# [Exercise details]
Reproduce all the lines exactly as they stand, apart from the pictures.

# [Provided data]
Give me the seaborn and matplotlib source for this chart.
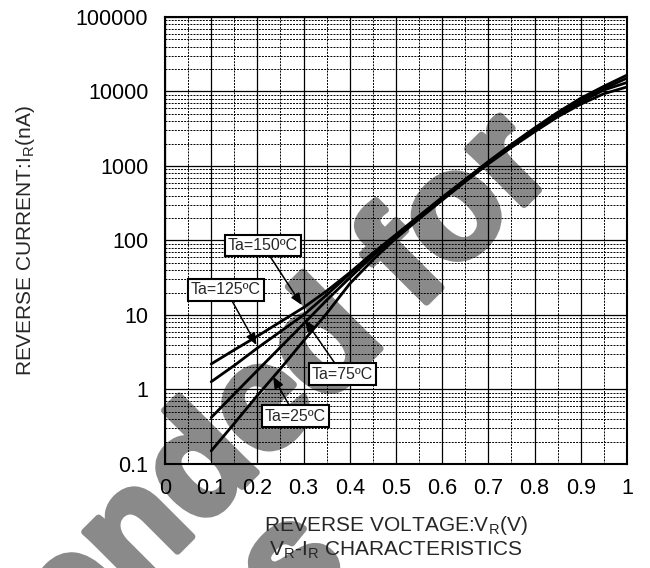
import seaborn as sns
import matplotlib.pyplot as plt
import matplotlib.patheffects as pe
import pandas as pd
import numpy as np
from matplotlib.ticker import MultipleLocator, LogLocator, FuncFormatter, NullFormatter

sns.set_style("white")
plt.rcParams['font.family'] = ['Liberation Sans', 'DejaVu Sans']
plt.rcParams['mathtext.fontset'] = 'custom'
plt.rcParams['mathtext.rm'] = 'Liberation Sans'

# reverse voltage (V) and reverse current (nA)
vr = [0.1, 0.15, 0.2, 0.25, 0.3, 0.35, 0.4, 0.45, 0.5, 0.55,
      0.6, 0.65, 0.7, 0.75, 0.8, 0.85, 0.9, 0.95, 1.0]
ir_150 = [2.2, 3.4, 5.2, 8.1, 12.6, 21, 37, 68, 120, 214,
          380, 660, 1150, 1950, 3240, 5250, 8130, 11750, 16600]
ir_125 = [1.27, 2.1, 3.6, 6.0, 10.0, 18.6, 35.5, 65, 117, 209,
          372, 646, 1120, 1900, 3090, 5010, 7590, 10960, 15100]
ir_75 = [0.42, 0.87, 1.8, 3.7, 7.6, 15.8, 31.6, 62, 112, 204,
         363, 631, 1100, 1860, 3020, 4790, 7240, 10470, 13200]
ir_25 = [0.15, 0.35, 0.83, 1.9, 4.5, 10.5, 26.3, 55, 107, 195,
         347, 617, 1070, 1780, 2880, 4570, 6760, 9330, 11500]

temps = ["Ta=150ºC", "Ta=125ºC", "Ta=75ºC", "Ta=25ºC"]
df = pd.concat([
    pd.DataFrame({"VR": vr, "IR": ir, "Ta": t})
    for t, ir in zip(temps, [ir_150, ir_125, ir_75, ir_25])
])

fig = plt.figure(figsize=(6.5, 5.68), dpi=100)
ax = fig.add_axes([0.2538, 0.1831, 0.7108, 0.787])
ax.set_facecolor("none")

# watermark behind the grid
wm = dict(fontsize=108, fontweight="bold", color="#8a8a8a", rotation=45,
          rotation_mode="anchor", ha="right", va="baseline", zorder=-5,
          family="Liberation Sans",
          path_effects=[pe.withStroke(linewidth=5, foreground="#8a8a8a")])
fig.text(0.858, 0.699, "Not Recommended for", **wm)
fig.text(0.54, 0.005, "New Designs", **wm)

sns.lineplot(data=df, x="VR", y="IR", hue="Ta", units="Ta", estimator=None,
             palette=["black"] * 4, linewidth=2, legend=False, ax=ax,
             zorder=3)

ax.set_yscale("log")
ax.set_xlim(0, 1)
ax.set_ylim(0.1, 100000)
ax.xaxis.set_major_locator(MultipleLocator(0.1))
ax.xaxis.set_minor_locator(MultipleLocator(0.05))
ax.yaxis.set_major_locator(LogLocator(base=10))
ax.yaxis.set_minor_locator(LogLocator(base=10, subs=np.arange(2, 10)))
ax.xaxis.set_major_formatter(FuncFormatter(lambda v, p: "%g" % round(v, 2)))
ax.yaxis.set_major_formatter(FuncFormatter(lambda v, p: "%g" % v))
ax.yaxis.set_minor_formatter(NullFormatter())

ax.grid(which="major", color="black", linewidth=0.9, linestyle="-")
ax.grid(which="minor", color="black", linewidth=0.7, linestyle=(0, (2, 1.2)))
ax.set_axisbelow(True)
for s in ax.spines.values():
    s.set_linewidth(1.5)
    s.set_color("black")
ax.tick_params(which="both", length=0, labelsize=15.5, colors="black")
ax.tick_params(axis="y", pad=12)
ax.tick_params(axis="x", pad=10)

ax.set_xlabel(r"REVERSE VOLTAGE:V$_\mathrm{R}$(V)", fontsize=15, labelpad=11)
ax.set_ylabel(r"REVERSE CURRENT:I$_\mathrm{R}$(nA)", fontsize=15, labelpad=28)
fig.text(0.609, 0.031, r"V$_\mathrm{R}$-I$_\mathrm{R}$ CHARACTERISTICS",
         fontsize=15, ha="center", va="center")

# curve labels
box = dict(boxstyle="square,pad=0.2", fc="white", ec="black", lw=1.5)
arrow = dict(arrowstyle="-|>,head_length=0.6,head_width=0.25", color="black",
             lw=1.1, shrinkA=0, shrinkB=0)
labels = [
    ("Ta=150ºC", (0.296, 13.6), (0.212, 85.7)),
    ("Ta=125ºC", (0.198, 3.96), (0.132, 21.7)),
    ("Ta=75ºC", (0.303, 8.57), (0.384, 1.61)),
    ("Ta=25ºC", (0.234, 1.49), (0.282, 0.44)),
]
for txt, xy, xyt in labels:
    ax.annotate(txt, xy=xy, xytext=xyt, fontsize=11.5, ha="center", va="center",
                bbox=box, arrowprops=arrow, zorder=5)

fig.savefig("out.png", dpi=100)
plt.close()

# [Solution to this problem]
Give me the seaborn and matplotlib source for this chart.
import seaborn as sns
import matplotlib.pyplot as plt
import matplotlib.patheffects as pe
import pandas as pd
import numpy as np
from matplotlib.ticker import MultipleLocator, LogLocator, FuncFormatter, NullFormatter

sns.set_style("white")
plt.rcParams['font.family'] = ['Liberation Sans', 'DejaVu Sans']
plt.rcParams['mathtext.fontset'] = 'custom'
plt.rcParams['mathtext.rm'] = 'Liberation Sans'

# reverse voltage (V) and reverse current (nA)
vr = [0.1, 0.15, 0.2, 0.25, 0.3, 0.35, 0.4, 0.45, 0.5, 0.55,
      0.6, 0.65, 0.7, 0.75, 0.8, 0.85, 0.9, 0.95, 1.0]
ir_150 = [2.2, 3.4, 5.2, 8.1, 12.6, 21, 37, 68, 120, 214,
          380, 660, 1150, 1950, 3240, 5250, 8130, 11750, 16600]
ir_125 = [1.27, 2.1, 3.6, 6.0, 10.0, 18.6, 35.5, 65, 117, 209,
          372, 646, 1120, 1900, 3090, 5010, 7590, 10960, 15100]
ir_75 = [0.42, 0.87, 1.8, 3.7, 7.6, 15.8, 31.6, 62, 112, 204,
         363, 631, 1100, 1860, 3020, 4790, 7240, 10470, 13200]
ir_25 = [0.15, 0.35, 0.83, 1.9, 4.5, 10.5, 26.3, 55, 107, 195,
         347, 617, 1070, 1780, 2880, 4570, 6760, 9330, 11500]

temps = ["Ta=150ºC", "Ta=125ºC", "Ta=75ºC", "Ta=25ºC"]
df = pd.concat([
    pd.DataFrame({"VR": vr, "IR": ir, "Ta": t})
    for t, ir in zip(temps, [ir_150, ir_125, ir_75, ir_25])
])

fig = plt.figure(figsize=(6.5, 5.68), dpi=100)
ax = fig.add_axes([0.2538, 0.1831, 0.7108, 0.787])
ax.set_facecolor("none")

# watermark behind the grid
wm = dict(fontsize=108, fontweight="bold", color="#8a8a8a", rotation=45,
          rotation_mode="anchor", ha="right", va="baseline", zorder=-5,
          family="Liberation Sans",
          path_effects=[pe.withStroke(linewidth=5, foreground="#8a8a8a")])
fig.text(0.858, 0.699, "Not Recommended for", **wm)
fig.text(0.54, 0.005, "New Designs", **wm)

sns.lineplot(data=df, x="VR", y="IR", hue="Ta", units="Ta", estimator=None,
             palette=["black"] * 4, linewidth=2, legend=False, ax=ax,
             zorder=3)

ax.set_yscale("log")
ax.set_xlim(0, 1)
ax.set_ylim(0.1, 100000)
ax.xaxis.set_major_locator(MultipleLocator(0.1))
ax.xaxis.set_minor_locator(MultipleLocator(0.05))
ax.yaxis.set_major_locator(LogLocator(base=10))
ax.yaxis.set_minor_locator(LogLocator(base=10, subs=np.arange(2, 10)))
ax.xaxis.set_major_formatter(FuncFormatter(lambda v, p: "%g" % round(v, 2)))
ax.yaxis.set_major_formatter(FuncFormatter(lambda v, p: "%g" % v))
ax.yaxis.set_minor_formatter(NullFormatter())

ax.grid(which="major", color="black", linewidth=0.9, linestyle="-")
ax.grid(which="minor", color="black", linewidth=0.7, linestyle=(0, (2, 1.2)))
ax.set_axisbelow(True)
for s in ax.spines.values():
    s.set_linewidth(1.5)
    s.set_color("black")
ax.tick_params(which="both", length=0, labelsize=15.5, colors="black")
ax.tick_params(axis="y", pad=12)
ax.tick_params(axis="x", pad=10)

ax.set_xlabel(r"REVERSE VOLTAGE:V$_\mathrm{R}$(V)", fontsize=15, labelpad=11)
ax.set_ylabel(r"REVERSE CURRENT:I$_\mathrm{R}$(nA)", fontsize=15, labelpad=28)
fig.text(0.609, 0.031, r"V$_\mathrm{R}$-I$_\mathrm{R}$ CHARACTERISTICS",
         fontsize=15, ha="center", va="center")

# curve labels
box = dict(boxstyle="square,pad=0.2", fc="white", ec="black", lw=1.5)
arrow = dict(arrowstyle="-|>,head_length=0.6,head_width=0.25", color="black",
             lw=1.1, shrinkA=0, shrinkB=0)
labels = [
    ("Ta=150ºC", (0.296, 13.6), (0.212, 85.7)),
    ("Ta=125ºC", (0.198, 3.96), (0.132, 21.7)),
    ("Ta=75ºC", (0.303, 8.57), (0.384, 1.61)),
    ("Ta=25ºC", (0.234, 1.49), (0.282, 0.44)),
]
for txt, xy, xyt in labels:
    ax.annotate(txt, xy=xy, xytext=xyt, fontsize=11.5, ha="center", va="center",
                bbox=box, arrowprops=arrow, zorder=5)

fig.savefig("out.png", dpi=100)
plt.close()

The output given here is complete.